The US Defense Department has been underreporting its force levels in Afghanistan, saying there are 8,400 US troops in the country when in fact some 12,000 soldiers and advisers are actually funneling in and out of the country, says Matthew Hoh, now a senior fellow at the Center for International Policy.
At least 3,500 people had been excluded from the official troop count until the day after US President Donald Trump outlined his plans for Afghanistan, the Wall Street Journal reported Tuesday. The business daily did not disclose the name of the defense official who shared the spread, but the news was corroborated by three sources cited by NBC News.
Defense Secretary James Mattis and leadership in the White House "feel that they don’t have an obligation to respond in detail or accurately to the press,” Hoh, a former US State Department official who resigned from the government in 2009 in protest over the war in Afghanistan, explained to Sputnik News Wednesday.
Mattis and other US defense officials perceive themselves “as guardians of the republic or the empire,” Hoh noted. These guardians of empire don’t see that responsibility extending to providing clear, relevant and correct statements to the press concerning the number of US personnel committed to counter-terrorism operations in Afghanistan, however. There’s a sense of “annoyance” among US defense leaders regarding press inquiries on the matter, the former Marine said.
Such an attitude toward the fourth estate “is an aspect of their arrogance and of their own self-perceived station of their roles in society,” Hoh observed.

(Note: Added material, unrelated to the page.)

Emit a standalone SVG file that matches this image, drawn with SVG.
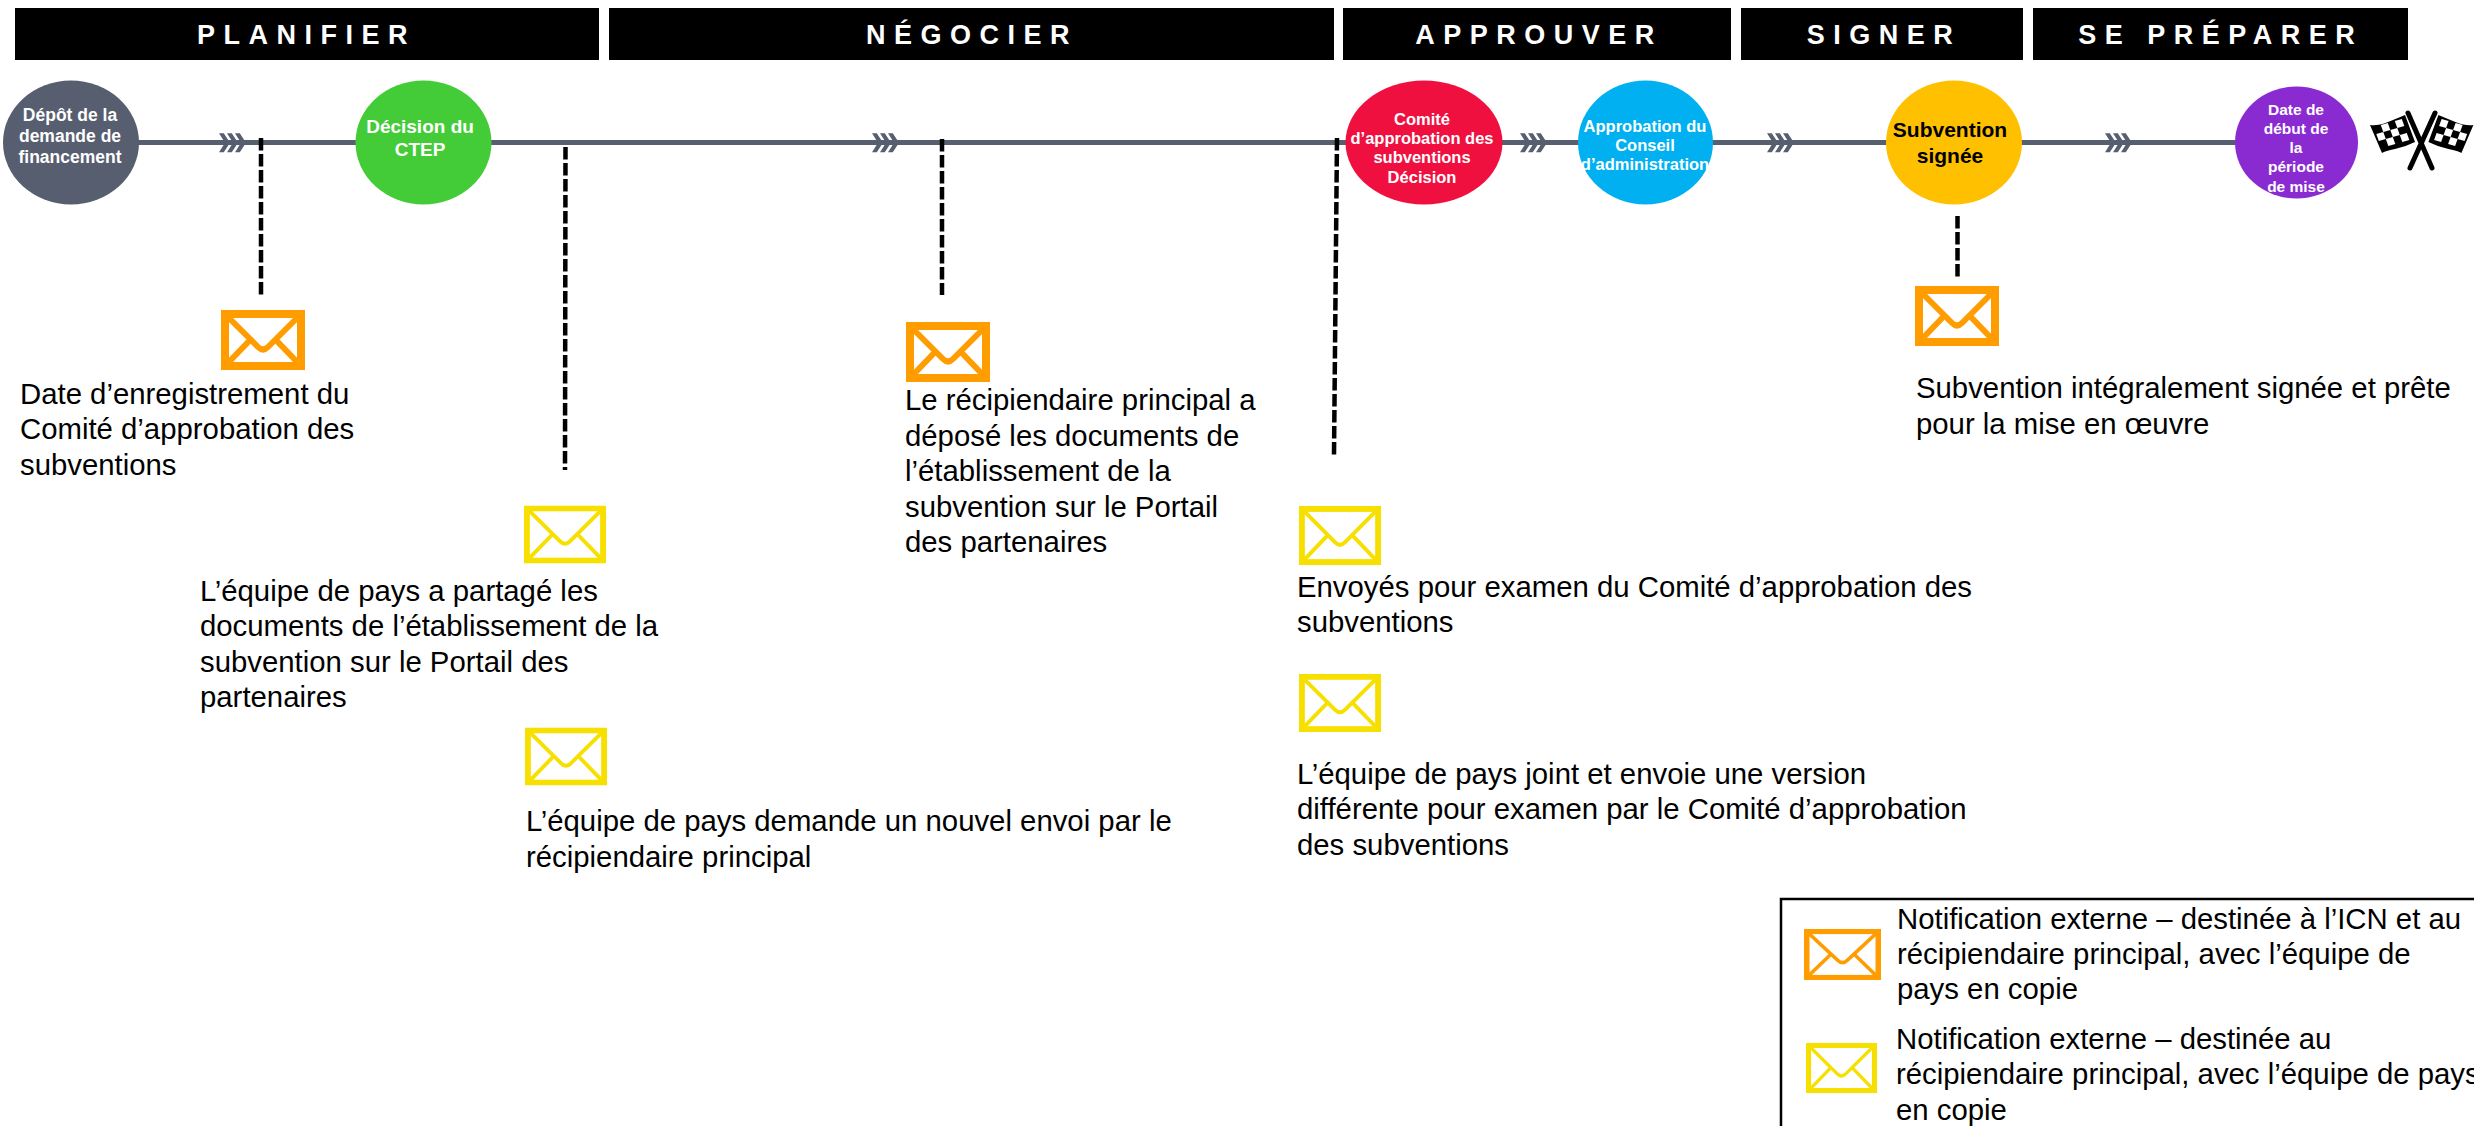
<svg xmlns="http://www.w3.org/2000/svg" width="2474" height="1126" viewBox="0 0 2474 1126">
<style>
text{font-family:"Liberation Sans",Arial,sans-serif}
.bar{fill:#000}
.hd{fill:#fff;font-size:27px;font-weight:700;letter-spacing:8.5px;text-anchor:middle}
.nd{fill:#fff;font-size:17.5px;font-weight:700;text-anchor:middle}
.lb{fill:#000;font-size:29.33px}
.dash{stroke:#000;stroke-width:4.5;stroke-dasharray:12.5 3.5;fill:none}
.axis{stroke:#565e70;stroke-width:5;fill:none}
.org{color:#ff9c00}.yel{color:#f7e000}
</style>
<defs>
<symbol id="env" viewBox="0 0 84 60" preserveAspectRatio="none">
<rect x="3" y="3" width="78" height="54" fill="#fff" stroke="currentColor" stroke-width="6"/>
<path d="M5 5L37 37Q42 42 47 37L79 5M5 55L30 29M79 55L54 29" fill="none" stroke="currentColor" stroke-width="4"/>
</symbol>
<symbol id="envb" viewBox="0 0 84 60" preserveAspectRatio="none">
<rect x="4" y="4" width="76" height="52" fill="#fff" stroke="currentColor" stroke-width="8"/>
<path d="M6 6L37 37Q42 42 47 37L78 6M6 54L30 29M78 54L54 29" fill="none" stroke="currentColor" stroke-width="6"/>
</symbol>
<polygon id="chv" fill="#565e70" points="0,0 4.8,0 11,9.5 4.8,19 0,19 6,9.5"/>
<g id="chvs"><use href="#chv"/><use href="#chv" x="8"/><use href="#chv" x="16"/></g>
<g id="flag">
<path d="M2370 125Q2378 126 2388 122T2405 115L2415 142Q2405 147 2395 149T2382 153Z" fill="#000"/>
<g fill="#fff" transform="matrix(7 -2 2.5 7 2373.8 127)">
<rect x="1" y="0" width="1" height="1"/><rect x="3" y="0" width="1" height="1"/>
<rect x="0" y="1" width="1" height="1"/><rect x="2" y="1" width="1" height="1"/>
<rect x="1" y="2" width="1" height="1"/><rect x="3" y="2" width="1" height="1"/>
</g>
</g>
</defs>
<g id="connectors">
<line class="axis" x1="135" y1="142.5" x2="2240" y2="142.5"/>
<use href="#chvs" x="219" y="133.3"/><use href="#chvs" x="872" y="133.3"/><use href="#chvs" x="1520" y="133.3"/><use href="#chvs" x="1767" y="133.3"/><use href="#chvs" x="2105" y="133.3"/>
<line class="dash" x1="261" y1="138" x2="261" y2="295"/>
<line class="dash" x1="565.5" y1="147" x2="565" y2="470"/>
<line class="dash" x1="942" y1="139" x2="942" y2="295"/>
<line class="dash" x1="1337" y1="138" x2="1334" y2="455"/>
<line class="dash" x1="1957.5" y1="216" x2="1957.5" y2="277"/>
</g>
<g id="phase-planifier"><rect class="bar" x="15" y="8" width="584" height="52"/><text class="hd" x="306.5" y="43.5">PLANIFIER</text></g>
<g id="phase-negocier"><rect class="bar" x="609" y="8" width="725" height="52"/><text class="hd" x="972" y="43.5">NÉGOCIER</text></g>
<g id="phase-approuver"><rect class="bar" x="1343" y="8" width="388" height="52"/><text class="hd" x="1539" y="43.5">APPROUVER</text></g>
<g id="phase-signer"><rect class="bar" x="1741" y="8" width="282" height="52"/><text class="hd" x="1884" y="43.5">SIGNER</text></g>
<g id="phase-preparer"><rect class="bar" x="2033" y="8" width="375" height="52"/><text class="hd" x="2220.7" y="43.5">SE PRÉPARER</text></g>
<g id="node-depot"><ellipse cx="71" cy="142.5" rx="68" ry="62" fill="#565e70"/><text class="nd" x="70" y="121">Dépôt de la</text><text class="nd" x="70" y="142">demande de</text><text class="nd" x="70" y="163">financement</text></g>
<g id="node-ctep"><ellipse cx="423.5" cy="142.5" rx="68" ry="62" fill="#44cc38"/><text class="nd" x="420" y="133" style="font-size:19px">Décision du</text><text class="nd" x="420" y="156" style="font-size:19px">CTEP</text></g>
<g id="node-comite"><ellipse cx="1424" cy="142.5" rx="78.5" ry="62" fill="#f01040"/><text class="nd" x="1422" y="125" style="font-size:16.5px">Comité</text><text class="nd" x="1422" y="144" style="font-size:16.5px">d’approbation des</text><text class="nd" x="1422" y="163" style="font-size:16.5px">subventions</text><text class="nd" x="1422" y="183" style="font-size:16.5px">Décision</text></g>
<g id="node-conseil"><ellipse cx="1645.5" cy="142.5" rx="67.5" ry="62" fill="#00b0f0"/><text class="nd" x="1645" y="132" style="font-size:16.5px">Approbation du</text><text class="nd" x="1645" y="151" style="font-size:16.5px">Conseil</text><text class="nd" x="1645" y="170" style="font-size:16.5px">d’administration</text></g>
<g id="node-signee"><ellipse cx="1954" cy="142.5" rx="68" ry="62" fill="#ffc000"/><text class="nd" x="1950" y="137" style="fill:#000;font-size:21px">Subvention</text><text class="nd" x="1950" y="163" style="fill:#000;font-size:21px">signée</text></g>
<g id="node-date"><ellipse cx="2296.5" cy="142.5" rx="61.5" ry="56" fill="#8a2bd2"/><text class="nd" x="2296" y="115" style="font-size:15.5px">Date de</text><text class="nd" x="2296" y="134" style="font-size:15.5px">début de</text><text class="nd" x="2296" y="153" style="font-size:15.5px">la</text><text class="nd" x="2296" y="172" style="font-size:15.5px">période</text><text class="nd" x="2296" y="192" style="font-size:15.5px">de mise</text></g>
<g id="flags">
<use href="#flag"/><use href="#flag" transform="translate(4843.4 0) scale(-1 1)"/>
<path d="M2408 113L2432 168M2435 113L2410 168" stroke="#000" stroke-width="5" stroke-linecap="round" fill="none"/>
</g>
<g id="note-1"><use href="#envb" class="org" x="221" y="310" width="84" height="60"/><text class="lb"><tspan x="20" y="404">Date d’enregistrement du</tspan><tspan x="20" y="439">Comité d’approbation des</tspan><tspan x="20" y="475">subventions</tspan></text></g>
<g id="note-2"><use href="#env" class="yel" x="524" y="505.5" width="82" height="58"/><text class="lb"><tspan x="200" y="601">L’équipe de pays a partagé les</tspan><tspan x="200" y="636">documents de l’établissement de la</tspan><tspan x="200" y="672">subvention sur le Portail des</tspan><tspan x="200" y="707">partenaires</tspan></text></g>
<g id="note-3"><use href="#env" class="yel" x="525" y="727.5" width="82" height="58"/><text class="lb"><tspan x="526" y="831">L’équipe de pays demande un nouvel envoi par le</tspan><tspan x="526" y="867">récipiendaire principal</tspan></text></g>
<g id="note-4"><use href="#envb" class="org" x="906" y="322" width="84" height="60"/><text class="lb"><tspan x="905" y="410">Le récipiendaire principal a</tspan><tspan x="905" y="446">déposé les documents de</tspan><tspan x="905" y="481">l’établissement de la</tspan><tspan x="905" y="517">subvention sur le Portail</tspan><tspan x="905" y="552">des partenaires</tspan></text></g>
<g id="note-5"><use href="#env" class="yel" x="1299" y="506" width="82" height="59"/><text class="lb"><tspan x="1297" y="597">Envoyés pour examen du Comité d’approbation des</tspan><tspan x="1297" y="632">subventions</tspan></text></g>
<g id="note-6"><use href="#env" class="yel" x="1299" y="674" width="82" height="58"/><text class="lb"><tspan x="1297" y="784">L’équipe de pays joint et envoie une version</tspan><tspan x="1297" y="819">différente pour examen par le Comité d’approbation</tspan><tspan x="1297" y="855">des subventions</tspan></text></g>
<g id="note-7"><use href="#envb" class="org" x="1915" y="286" width="84" height="60"/><text class="lb"><tspan x="1916" y="398">Subvention intégralement signée et prête</tspan><tspan x="1916" y="434">pour la mise en œuvre</tspan></text></g>
<g id="legend"><rect x="1781" y="899" width="800" height="300" fill="#fff" stroke="#000" stroke-width="2.5"/>
<use href="#env" class="org" x="1804" y="929" width="77" height="51"/><use href="#env" class="yel" x="1806" y="1043" width="71" height="50"/>
<text class="lb"><tspan x="1897" y="929">Notification externe – destinée à l’ICN et au</tspan><tspan x="1897" y="964">récipiendaire principal, avec l’équipe de</tspan><tspan x="1897" y="999">pays en copie</tspan><tspan x="1896" y="1049">Notification externe – destinée au</tspan><tspan x="1896" y="1084">récipiendaire principal, avec l’équipe de pays</tspan><tspan x="1896" y="1120">en copie</tspan></text></g>
</svg>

The discrepancy in troop numbers is attributed to rotational overlap between different teams, officials explained, as well as troops deployed in the war-torn nation on brief stints lasting under 120 days who are not listed in official troop tallies.
“Of course” the Pentagon will counter that keeping troop numbers confidential "is a matter of operation security,” Hoh anticipates, “but that is nonsense."
The US War in Afghanistan is the longest war the country has ever been engaged in: there has been a US military presence in the Central Asian country for nearly 16 years. Armed conflicts in Iraq and Afghanistan have also been “the most expensive wars in US history,” according to Linda Bilmes of the Harvard Kennedy School of Government, who estimated in 2013 that $4 to $6 trillion in expenses had been racked up over the course of the conflicts.
The quarterly report published by the Special Inspector General for Afghanistan Reconstruction (SIGAR) on July 30, 2014, infamously revealed that “adjusted for inflation, US appropriations for the reconstruction of Afghanistan exceed the funds committed to the Marshall Plan, the US aid program that delivered billions of dollars between 1948 and 1952 to help 16 European countries recover in the aftermath of World War II.” It’s worth noting that the $103 billion spent on the Marshall Plan was a higher percentage of US GDP in the late 1940s and early 1950s than the $109 billion spent on Afghan reconstruction between 2002 and 2014.